Tip of the Month
Soldering on Silver Balls

How to Solder Silver Balls on to Your Project

If the balls are placed so that they will form the edge of a piece, I just:

  1. put the balls on,
  2. flux every thing,
  3. put large (of course) pieces of solder on them so that the solder is touching both the ball and the plate. I do this by trying to lean the solder on to the ball, but if it falls off and lays flat on the sheet, I just slide it over to touch the ball leaving the solder piece flat.

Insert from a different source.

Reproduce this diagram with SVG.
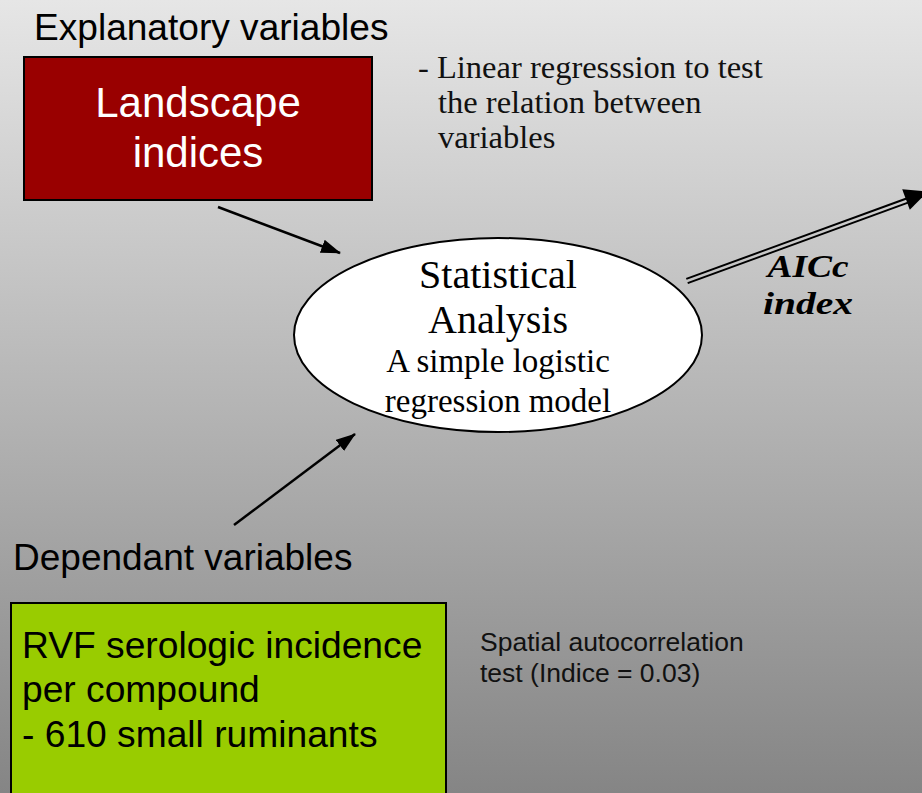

Remember this part of the sheet will be cut or filed off. I always teach to cut the base plate sheet about 1/4 inch larger than the design, solder every thing on, then cut off that extra sheet, and file it to the design. This makes it so you can use lots of solder on this 1/4 inch and then cut it off.

If the balls are going to be soldered on in the middle of the sheet and you do not want to see a lot of solder around the ball (especially if you are going to oxidize the piece and then polish it), follow these steps:

  1. Turn the ball over on your soldering surface so that the flat side is up. (if you made them on a charcoal block, you will have a flat side.
  2. Flux them.
  3. Place small pieces of solder on each.
  4. Melt the solder so that it flows on to the ball.
  5. Place the ball on the piece with the flat soldered side down.
  6. Flux the piece.
  7. Heat the whole piece until the solder melts, and then flows down to the sheet. This is called "sweat soldering."

The balls will be soldered down, and you will have no solder joints to clean up later.